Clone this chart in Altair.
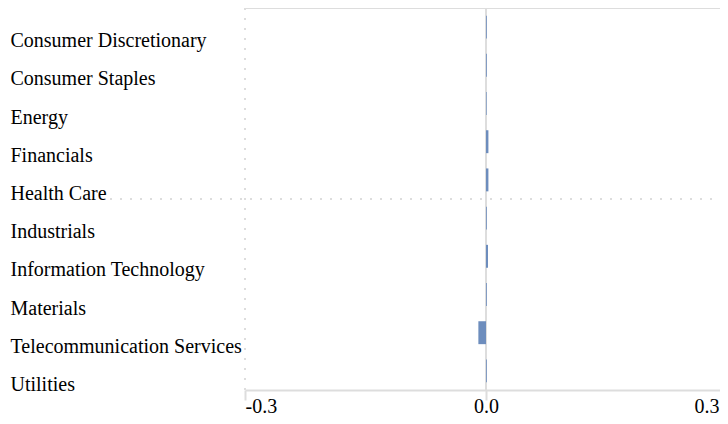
import altair as alt
import pandas as pd

categories = [
    "Consumer Discretionary", "Consumer Staples", "Energy", "Financials",
    "Health Care", "Industrials", "Information Technology", "Materials",
    "Telecommunication Services", "Utilities",
]
values = [0.001, 0.001, 0.0008, 0.003, 0.003, 0.001, 0.0025, 0.001, -0.0095, 0.001]
x_ticks = [-0.3, 0.0, 0.3]

df = pd.DataFrame({"sector": categories, "value": values})

W, H = 482, 382
GRID = "#dddddd"
FONT = "Liberation Serif"

xscale = alt.Scale(domain=[-0.3, 0.3], nice=False, zero=False)

bars = alt.Chart(df).mark_bar(color="#6d8dbd").encode(
    x=alt.X("value:Q", scale=xscale, title=None,
            axis=alt.Axis(values=x_ticks, grid=False, labelFlush=True,
                          labelExpr="datum.value < 0 ? '-' + format(-datum.value, '.1f') : format(datum.value, '.1f')",
                          labelOffset={"condition": {"test": "datum.value > 0.1", "value": -8}, "value": 0},
                          domainColor=GRID, domainWidth=2,
                          tickColor=GRID, tickWidth=2, tickSize=10,
                          labelFont=FONT, labelFontSize=20, labelColor="#000000",
                          labelPadding=-4)),
    y=alt.Y("sector:N", sort=categories, title=None,
            scale=alt.Scale(paddingInner=0.4, paddingOuter=0.2),
            axis=alt.Axis(ticks=False, tickSize=0, domain=False, grid=False,
                          labelAlign="left", labelPadding=235,
                          labelBaseline="alphabetic", labelOffset=20,
                          labelFont=FONT, labelFontSize=20, labelColor="#000000",
                          labelLimit=400)),
)

zero_rule = alt.Chart(df).mark_rule(color=GRID, strokeWidth=2).encode(
    x=alt.datum(0.0, scale=xscale), y=alt.value(0), y2=alt.value(H)
)
left_dotted = alt.Chart(df).mark_rule(color=GRID, strokeWidth=1.5, strokeDash=[2, 8]).encode(
    x=alt.datum(-0.3, scale=xscale), y=alt.value(0), y2=alt.value(H)
)
mid_dotted = alt.Chart(df).mark_rule(color=GRID, strokeWidth=1.5, strokeDash=[2, 8]).encode(
    x=alt.value(-135), x2=alt.value(W), y=alt.value(H / 2)
)
top_line = alt.Chart(df).mark_rule(color=GRID, strokeWidth=2).encode(
    x=alt.value(0), x2=alt.value(W), y=alt.value(0)
)

chart = alt.layer(left_dotted, mid_dotted, top_line, zero_rule, bars).properties(
    width=W, height=H,
    autosize=alt.AutoSizeParams(type="none"),
    padding={"left": 237, "top": 0, "right": -7, "bottom": 26},
).configure_view(stroke=None)

chart.save("out.html", embed_options={"renderer": "svg", "actions": False})
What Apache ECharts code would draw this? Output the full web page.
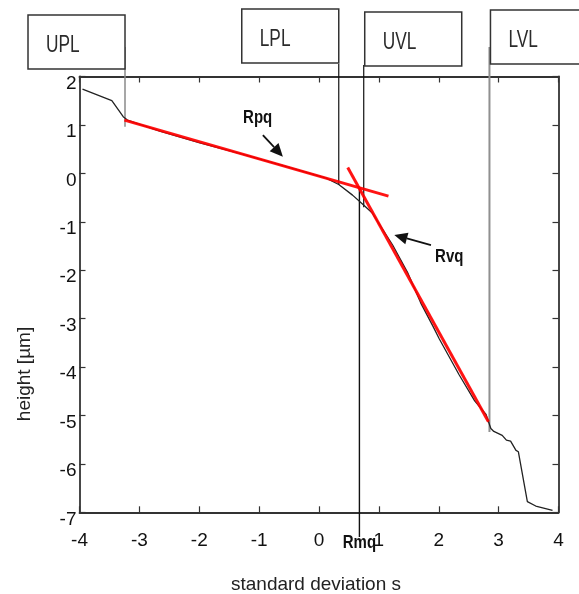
<!DOCTYPE html>
<html>
<head>
<meta charset="utf-8">
<title>Abbott curve</title>
<script src="https://cdn.jsdelivr.net/npm/echarts@6.0.0/dist/echarts.min.js"></script>
<style>
    html, body { margin: 0; padding: 0; background: #fff; }
    #chart { width: 579px; height: 594px; }
</style>
</head>
<body>
<div id="chart"></div>
<script type="text/javascript">

    // material ratio curve (standard deviation s / height in µm)
    var curveS = [-3.95, -3.46, -3.35, -3.27, -3.20, -2.66, -1.99, -1.30, -0.60, 0.12, 0.33, 0.56, 0.74, 0.89,
                  1.23, 1.48, 1.70, 1.90, 2.01, 2.34, 2.60, 2.79, 2.87, 2.92, 3.06, 3.13, 3.20, 3.29, 3.33, 3.48, 3.62, 3.90];
    var curveH = [1.74, 1.50, 1.31, 1.17, 1.10, 0.87, 0.63, 0.40, 0.16, -0.10, -0.23, -0.45, -0.65, -0.82,
                  -1.48, -2.05, -2.68, -3.15, -3.42, -4.16, -4.70, -4.98, -5.27, -5.33, -5.41, -5.51, -5.53, -5.72, -5.75, -6.78, -6.87, -6.96];

    // fitted lines (start, end)
    var rpqS = [-3.25, 1.16];
    var rpqH = [1.10, -0.47];
    var rvqS = [0.48, 2.83];
    var rvqH = [0.12, -5.13];

    // limit lines
    var limitNames = ['UPL', 'LPL', 'UVL', 'LVL'];
    var limitS = [-3.24, 0.33, 0.747, 2.847];
    var limitTop = [2.61, 2.26, 2.24, 2.61];
    var limitBottom = [0.96, -0.24, -0.70, -5.34];
    var rmqS = 0.675;
    var rmqTop = -0.30;
    var rmqBottom = -7.51;

    var xTicks = [-4, -3, -2, -1, 0, 1, 2, 3, 4];
    var yTicks = [2, 1, 0, -1, -2, -3, -4, -5, -6, -7];

    function pairs(xs, ys) {
        var out = [];
        for (var i = 0; i < xs.length; i++) out.push([xs[i], ys[i]]);
        return out;
    }

    var axisColor = '#333';
    var font = 'Arial, "Liberation Sans", sans-serif';

    var series = [];
    // limit lines
    var limitColors = ['#8a8a8a', '#111', '#111', '#909090'];
    var limitWidths = [1.5, 1.2, 1.2, 2];
    for (var i = 0; i < limitNames.length; i++) {
        series.push({
            name: limitNames[i],
            type: 'line',
            clip: false,
            silent: true,
            showSymbol: false,
            lineStyle: { color: limitColors[i], width: limitWidths[i] },
            data: [[limitS[i], limitTop[i]], [limitS[i], limitBottom[i]]]
        });
    }
    series.push({
        name: 'Rmq',
        type: 'line',
        clip: false,
        silent: true,
        showSymbol: false,
        lineStyle: { color: '#111', width: 1.4 },
        data: [[rmqS, rmqTop], [rmqS, rmqBottom]]
    });
    series.push({
        name: 'curve',
        type: 'line',
        showSymbol: false,
        silent: true,
        lineStyle: { color: '#222', width: 1.3 },
        data: pairs(curveS, curveH)
    });
    series.push({
        name: 'Rpq',
        type: 'line',
        showSymbol: false,
        silent: true,
        lineStyle: { color: 'rgba(255,0,0,0.92)', width: 3 },
        data: pairs(rpqS, rpqH)
    });
    series.push({
        name: 'Rvq',
        type: 'line',
        showSymbol: false,
        silent: true,
        lineStyle: { color: 'rgba(255,0,0,0.92)', width: 3 },
        data: pairs(rvqS, rvqH)
    });

    var tickStyle = { show: true, inside: true, length: 6, lineStyle: { color: axisColor, width: 1.2 } };
    var lineStyle = { show: true, onZero: false, lineStyle: { color: axisColor, width: 1.8 } };

    var myChart = echarts.init(document.getElementById('chart'));
    var option = {
        animation: false,
        backgroundColor: '#fff',
        grid: { left: 79.5, right: 20.5, top: 76.5, bottom: 81.7 },
        xAxis: [{
            type: 'value',
            min: xTicks[0],
            max: xTicks[xTicks.length - 1],
            interval: 1,
            axisLine: lineStyle,
            axisTick: tickStyle,
            splitLine: { show: false },
            axisLabel: { fontSize: 19, color: '#111', fontFamily: font, margin: 19 }
        }, {
            type: 'value',
            position: 'top',
            min: xTicks[0],
            max: xTicks[xTicks.length - 1],
            interval: 1,
            axisLine: lineStyle,
            axisTick: tickStyle,
            splitLine: { show: false },
            axisLabel: { show: false }
        }],
        yAxis: [{
            type: 'value',
            min: yTicks[yTicks.length - 1],
            max: yTicks[0],
            interval: 1,
            axisLine: lineStyle,
            axisTick: tickStyle,
            splitLine: { show: false },
            axisLabel: { fontSize: 19, color: '#111', fontFamily: font, margin: 3, verticalAlign: 'top', lineHeight: 14 }
        }, {
            type: 'value',
            position: 'right',
            min: yTicks[yTicks.length - 1],
            max: yTicks[0],
            interval: 1,
            axisLine: lineStyle,
            axisTick: tickStyle,
            splitLine: { show: false },
            axisLabel: { show: false }
        }],
        series: series
    };
    myChart.setOption(option);

    // boxes, labels and arrows placed from data coordinates
    function px(s, h) { return myChart.convertToPixel({ gridIndex: 0 }, [s, h]); }

    var boxTop = [15, 9, 12, 10];
    var boxSide = ['left', 'left', 'right', 'right'];
    var boxW = 97, boxH = 54;
    var graphics = [];
    for (var j = 0; j < limitNames.length; j++) {
        var lx = px(limitS[j], 0)[0];
        var bx = boxSide[j] === 'left' ? lx - boxW : lx + 1;
        graphics.push({
            type: 'rect',
            shape: { x: bx, y: boxTop[j], width: boxW, height: boxH },
            style: { fill: '#fff', stroke: '#333', lineWidth: 1.5 },
            z: 10
        });
        graphics.push({
            type: 'text',
            x: bx + 18, y: boxTop[j] + boxH / 2 + 3,
            scaleX: 0.72,
            style: {
                text: limitNames[j], fill: '#2b2b2b', font: '24px Arial, "Liberation Sans", sans-serif',
                textVerticalAlign: 'middle', textAlign: 'left'
            },
            z: 11
        });
    }

    function arrow(from, to) {
        var a = px(from[0], from[1]), b = px(to[0], to[1]);
        var dx = b[0] - a[0], dy = b[1] - a[1];
        var len = Math.sqrt(dx * dx + dy * dy);
        var ux = dx / len, uy = dy / len;
        var hl = 13, hw = 6;
        var base = [b[0] - ux * hl, b[1] - uy * hl];
        graphics.push({
            type: 'line',
            shape: { x1: a[0], y1: a[1], x2: base[0], y2: base[1] },
            style: { stroke: '#111', lineWidth: 1.8 },
            z: 12
        });
        graphics.push({
            type: 'polygon',
            shape: { points: [b, [base[0] - uy * hw, base[1] + ux * hw], [base[0] + uy * hw, base[1] - ux * hw]] },
            style: { fill: '#111' },
            z: 12
        });
    }

    function label(text, s, h) {
        var p = px(s, h);
        graphics.push({
            type: 'text',
            x: p[0], y: p[1],
            scaleY: 1.18,
            style: {
                text: text, fill: '#111', font: 'bold 15px Arial, "Liberation Sans", sans-serif',
                textAlign: 'center', textVerticalAlign: 'middle'
            },
            z: 12
        });
    }

    label('Rpq', -1.025, 1.143);
    arrow([-0.937, 0.791], [-0.603, 0.343]);
    label('Rvq', 2.175, -1.723);
    arrow([1.87, -1.48], [1.258, -1.275]);
    label('Rmq', rmqS, -7.64);

    graphics.push({
        type: 'text',
        x: 316, y: 585,
        style: { text: 'standard deviation s', fill: '#222', font: '19px Arial, "Liberation Sans", sans-serif',
                 textAlign: 'center', textVerticalAlign: 'middle' }
    });
    graphics.push({
        type: 'text',
        x: 25, y: 374,
        rotation: Math.PI / 2,
        style: { text: 'height [µm]', fill: '#222', font: '19px Arial, "Liberation Sans", sans-serif',
                 textAlign: 'center', textVerticalAlign: 'middle' }
    });

    myChart.setOption({ graphic: graphics });
</script>
</body>
</html>
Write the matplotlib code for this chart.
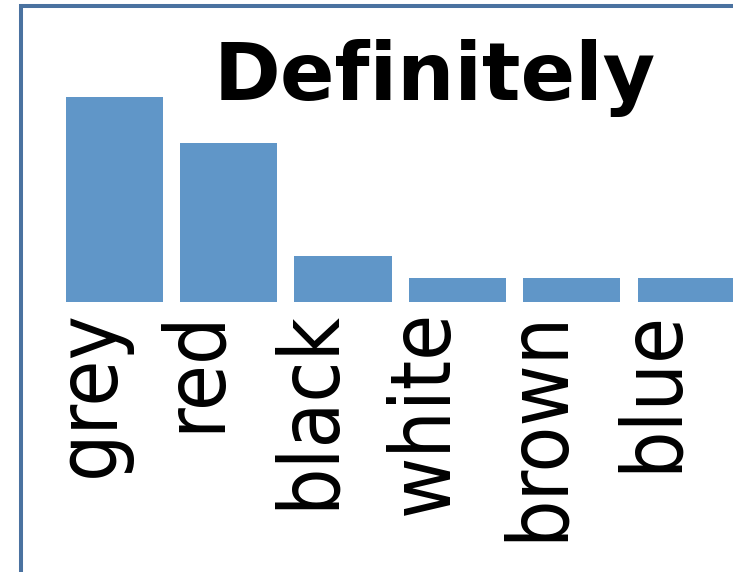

____

§ GOAL
Copy the records above from the first line through the line containing "xscale = alt.Scale(domain=[-0.3, 0.3], nice=False, zero=False)", both included, and leave out any pictures.

§ THE ANSWER
Clone this chart in Altair.
import altair as alt
import pandas as pd

categories = [
    "Consumer Discretionary", "Consumer Staples", "Energy", "Financials",
    "Health Care", "Industrials", "Information Technology", "Materials",
    "Telecommunication Services", "Utilities",
]
values = [0.001, 0.001, 0.0008, 0.003, 0.003, 0.001, 0.0025, 0.001, -0.0095, 0.001]
x_ticks = [-0.3, 0.0, 0.3]

df = pd.DataFrame({"sector": categories, "value": values})

W, H = 482, 382
GRID = "#dddddd"
FONT = "Liberation Serif"

xscale = alt.Scale(domain=[-0.3, 0.3], nice=False, zero=False)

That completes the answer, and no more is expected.